> [Instructions for the task]: The material below should be written out in full and exactly; pictures stay out of the copy.

> [Data extract]:
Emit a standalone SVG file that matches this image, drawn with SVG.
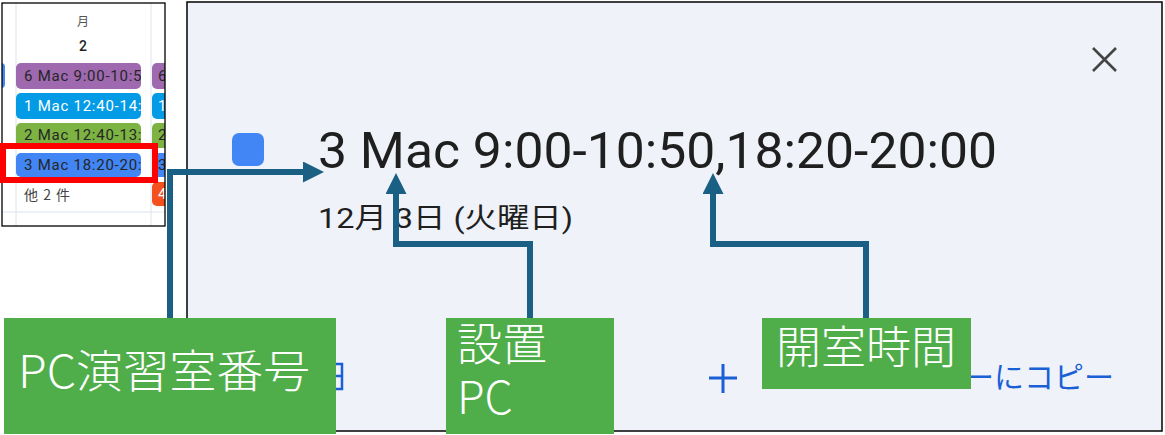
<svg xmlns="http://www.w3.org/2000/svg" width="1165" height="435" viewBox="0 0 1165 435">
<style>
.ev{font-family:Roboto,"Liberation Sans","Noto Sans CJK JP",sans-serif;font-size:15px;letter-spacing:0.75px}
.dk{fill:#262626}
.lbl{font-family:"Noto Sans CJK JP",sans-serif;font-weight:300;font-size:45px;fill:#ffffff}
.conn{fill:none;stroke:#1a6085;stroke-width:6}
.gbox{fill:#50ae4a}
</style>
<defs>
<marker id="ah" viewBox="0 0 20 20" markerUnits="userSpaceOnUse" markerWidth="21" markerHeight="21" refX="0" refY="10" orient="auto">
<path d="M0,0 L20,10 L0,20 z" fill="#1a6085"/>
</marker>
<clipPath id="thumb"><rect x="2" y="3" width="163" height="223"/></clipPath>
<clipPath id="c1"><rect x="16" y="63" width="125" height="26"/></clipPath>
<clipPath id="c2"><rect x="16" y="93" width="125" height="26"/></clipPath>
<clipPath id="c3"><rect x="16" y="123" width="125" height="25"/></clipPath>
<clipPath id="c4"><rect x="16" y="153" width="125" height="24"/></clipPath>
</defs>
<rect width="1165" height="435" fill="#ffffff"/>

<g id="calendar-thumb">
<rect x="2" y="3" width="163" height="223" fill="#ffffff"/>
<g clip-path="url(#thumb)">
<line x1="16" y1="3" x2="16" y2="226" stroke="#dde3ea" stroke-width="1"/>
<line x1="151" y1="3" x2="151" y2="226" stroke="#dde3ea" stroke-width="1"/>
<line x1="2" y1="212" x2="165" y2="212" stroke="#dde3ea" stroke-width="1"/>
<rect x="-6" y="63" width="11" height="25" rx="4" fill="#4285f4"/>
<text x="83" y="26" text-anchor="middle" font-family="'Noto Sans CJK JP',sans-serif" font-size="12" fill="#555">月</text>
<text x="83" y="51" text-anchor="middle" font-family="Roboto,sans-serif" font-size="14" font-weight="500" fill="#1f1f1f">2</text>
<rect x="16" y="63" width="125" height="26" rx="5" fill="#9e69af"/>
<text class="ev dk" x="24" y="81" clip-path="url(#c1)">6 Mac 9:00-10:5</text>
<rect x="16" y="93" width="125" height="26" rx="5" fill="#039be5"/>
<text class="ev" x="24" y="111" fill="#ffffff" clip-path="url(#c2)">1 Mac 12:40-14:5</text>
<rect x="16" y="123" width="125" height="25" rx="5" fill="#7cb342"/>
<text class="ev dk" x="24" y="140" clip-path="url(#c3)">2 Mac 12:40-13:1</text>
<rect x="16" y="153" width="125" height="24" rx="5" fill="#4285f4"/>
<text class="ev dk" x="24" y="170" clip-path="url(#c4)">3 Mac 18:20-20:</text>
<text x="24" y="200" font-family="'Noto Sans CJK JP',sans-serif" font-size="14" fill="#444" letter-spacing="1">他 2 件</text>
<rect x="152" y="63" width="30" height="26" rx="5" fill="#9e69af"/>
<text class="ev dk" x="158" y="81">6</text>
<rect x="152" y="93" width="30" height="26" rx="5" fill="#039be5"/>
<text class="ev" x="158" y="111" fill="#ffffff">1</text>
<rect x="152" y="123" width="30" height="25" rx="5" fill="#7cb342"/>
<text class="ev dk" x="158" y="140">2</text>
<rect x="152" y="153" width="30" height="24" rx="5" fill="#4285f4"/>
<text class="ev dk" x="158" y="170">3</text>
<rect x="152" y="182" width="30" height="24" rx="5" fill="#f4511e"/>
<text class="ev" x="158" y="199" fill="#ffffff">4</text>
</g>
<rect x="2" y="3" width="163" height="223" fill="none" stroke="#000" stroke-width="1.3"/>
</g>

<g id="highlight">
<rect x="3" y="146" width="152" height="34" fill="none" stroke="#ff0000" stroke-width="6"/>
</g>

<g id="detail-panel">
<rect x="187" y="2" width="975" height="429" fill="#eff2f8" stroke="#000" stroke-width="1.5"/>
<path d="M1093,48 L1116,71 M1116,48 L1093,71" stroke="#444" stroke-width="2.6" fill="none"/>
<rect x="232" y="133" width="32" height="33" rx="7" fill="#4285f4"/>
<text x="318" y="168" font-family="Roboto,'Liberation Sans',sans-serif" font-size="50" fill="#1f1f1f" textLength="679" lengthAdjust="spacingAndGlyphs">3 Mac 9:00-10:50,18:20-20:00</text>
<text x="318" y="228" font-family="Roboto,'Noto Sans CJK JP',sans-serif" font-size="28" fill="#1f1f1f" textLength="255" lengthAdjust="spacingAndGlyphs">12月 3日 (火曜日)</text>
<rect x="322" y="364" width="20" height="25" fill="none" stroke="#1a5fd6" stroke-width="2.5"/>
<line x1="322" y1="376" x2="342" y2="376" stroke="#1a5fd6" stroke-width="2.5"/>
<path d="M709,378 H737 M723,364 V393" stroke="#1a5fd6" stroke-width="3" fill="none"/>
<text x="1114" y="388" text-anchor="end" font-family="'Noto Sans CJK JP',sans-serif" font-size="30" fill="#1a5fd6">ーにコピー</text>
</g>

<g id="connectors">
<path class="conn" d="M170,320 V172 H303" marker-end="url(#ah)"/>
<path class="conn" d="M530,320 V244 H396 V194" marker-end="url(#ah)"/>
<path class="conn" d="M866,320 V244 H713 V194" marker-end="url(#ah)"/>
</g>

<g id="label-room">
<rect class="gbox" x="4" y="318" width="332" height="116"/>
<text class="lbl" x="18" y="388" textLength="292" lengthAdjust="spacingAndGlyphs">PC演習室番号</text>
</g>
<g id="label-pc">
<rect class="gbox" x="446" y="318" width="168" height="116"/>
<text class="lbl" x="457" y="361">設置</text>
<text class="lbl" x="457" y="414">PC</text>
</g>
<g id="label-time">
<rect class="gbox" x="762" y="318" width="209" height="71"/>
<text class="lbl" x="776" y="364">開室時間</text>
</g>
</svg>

> [Expected answer]:
Emit a standalone SVG file that matches this image, drawn with SVG.
<svg xmlns="http://www.w3.org/2000/svg" width="1165" height="435" viewBox="0 0 1165 435">
<style>
.ev{font-family:Roboto,"Liberation Sans","Noto Sans CJK JP",sans-serif;font-size:15px;letter-spacing:0.75px}
.dk{fill:#262626}
.lbl{font-family:"Noto Sans CJK JP",sans-serif;font-weight:300;font-size:45px;fill:#ffffff}
.conn{fill:none;stroke:#1a6085;stroke-width:6}
.gbox{fill:#50ae4a}
</style>
<defs>
<marker id="ah" viewBox="0 0 20 20" markerUnits="userSpaceOnUse" markerWidth="21" markerHeight="21" refX="0" refY="10" orient="auto">
<path d="M0,0 L20,10 L0,20 z" fill="#1a6085"/>
</marker>
<clipPath id="thumb"><rect x="2" y="3" width="163" height="223"/></clipPath>
<clipPath id="c1"><rect x="16" y="63" width="125" height="26"/></clipPath>
<clipPath id="c2"><rect x="16" y="93" width="125" height="26"/></clipPath>
<clipPath id="c3"><rect x="16" y="123" width="125" height="25"/></clipPath>
<clipPath id="c4"><rect x="16" y="153" width="125" height="24"/></clipPath>
</defs>
<rect width="1165" height="435" fill="#ffffff"/>

<g id="calendar-thumb">
<rect x="2" y="3" width="163" height="223" fill="#ffffff"/>
<g clip-path="url(#thumb)">
<line x1="16" y1="3" x2="16" y2="226" stroke="#dde3ea" stroke-width="1"/>
<line x1="151" y1="3" x2="151" y2="226" stroke="#dde3ea" stroke-width="1"/>
<line x1="2" y1="212" x2="165" y2="212" stroke="#dde3ea" stroke-width="1"/>
<rect x="-6" y="63" width="11" height="25" rx="4" fill="#4285f4"/>
<text x="83" y="26" text-anchor="middle" font-family="'Noto Sans CJK JP',sans-serif" font-size="12" fill="#555">月</text>
<text x="83" y="51" text-anchor="middle" font-family="Roboto,sans-serif" font-size="14" font-weight="500" fill="#1f1f1f">2</text>
<rect x="16" y="63" width="125" height="26" rx="5" fill="#9e69af"/>
<text class="ev dk" x="24" y="81" clip-path="url(#c1)">6 Mac 9:00-10:5</text>
<rect x="16" y="93" width="125" height="26" rx="5" fill="#039be5"/>
<text class="ev" x="24" y="111" fill="#ffffff" clip-path="url(#c2)">1 Mac 12:40-14:5</text>
<rect x="16" y="123" width="125" height="25" rx="5" fill="#7cb342"/>
<text class="ev dk" x="24" y="140" clip-path="url(#c3)">2 Mac 12:40-13:1</text>
<rect x="16" y="153" width="125" height="24" rx="5" fill="#4285f4"/>
<text class="ev dk" x="24" y="170" clip-path="url(#c4)">3 Mac 18:20-20:</text>
<text x="24" y="200" font-family="'Noto Sans CJK JP',sans-serif" font-size="14" fill="#444" letter-spacing="1">他 2 件</text>
<rect x="152" y="63" width="30" height="26" rx="5" fill="#9e69af"/>
<text class="ev dk" x="158" y="81">6</text>
<rect x="152" y="93" width="30" height="26" rx="5" fill="#039be5"/>
<text class="ev" x="158" y="111" fill="#ffffff">1</text>
<rect x="152" y="123" width="30" height="25" rx="5" fill="#7cb342"/>
<text class="ev dk" x="158" y="140">2</text>
<rect x="152" y="153" width="30" height="24" rx="5" fill="#4285f4"/>
<text class="ev dk" x="158" y="170">3</text>
<rect x="152" y="182" width="30" height="24" rx="5" fill="#f4511e"/>
<text class="ev" x="158" y="199" fill="#ffffff">4</text>
</g>
<rect x="2" y="3" width="163" height="223" fill="none" stroke="#000" stroke-width="1.3"/>
</g>

<g id="highlight">
<rect x="3" y="146" width="152" height="34" fill="none" stroke="#ff0000" stroke-width="6"/>
</g>

<g id="detail-panel">
<rect x="187" y="2" width="975" height="429" fill="#eff2f8" stroke="#000" stroke-width="1.5"/>
<path d="M1093,48 L1116,71 M1116,48 L1093,71" stroke="#444" stroke-width="2.6" fill="none"/>
<rect x="232" y="133" width="32" height="33" rx="7" fill="#4285f4"/>
<text x="318" y="168" font-family="Roboto,'Liberation Sans',sans-serif" font-size="50" fill="#1f1f1f" textLength="679" lengthAdjust="spacingAndGlyphs">3 Mac 9:00-10:50,18:20-20:00</text>
<text x="318" y="228" font-family="Roboto,'Noto Sans CJK JP',sans-serif" font-size="28" fill="#1f1f1f" textLength="255" lengthAdjust="spacingAndGlyphs">12月 3日 (火曜日)</text>
<rect x="322" y="364" width="20" height="25" fill="none" stroke="#1a5fd6" stroke-width="2.5"/>
<line x1="322" y1="376" x2="342" y2="376" stroke="#1a5fd6" stroke-width="2.5"/>
<path d="M709,378 H737 M723,364 V393" stroke="#1a5fd6" stroke-width="3" fill="none"/>
<text x="1114" y="388" text-anchor="end" font-family="'Noto Sans CJK JP',sans-serif" font-size="30" fill="#1a5fd6">ーにコピー</text>
</g>

<g id="connectors">
<path class="conn" d="M170,320 V172 H303" marker-end="url(#ah)"/>
<path class="conn" d="M530,320 V244 H396 V194" marker-end="url(#ah)"/>
<path class="conn" d="M866,320 V244 H713 V194" marker-end="url(#ah)"/>
</g>

<g id="label-room">
<rect class="gbox" x="4" y="318" width="332" height="116"/>
<text class="lbl" x="18" y="388" textLength="292" lengthAdjust="spacingAndGlyphs">PC演習室番号</text>
</g>
<g id="label-pc">
<rect class="gbox" x="446" y="318" width="168" height="116"/>
<text class="lbl" x="457" y="361">設置</text>
<text class="lbl" x="457" y="414">PC</text>
</g>
<g id="label-time">
<rect class="gbox" x="762" y="318" width="209" height="71"/>
<text class="lbl" x="776" y="364">開室時間</text>
</g>
</svg>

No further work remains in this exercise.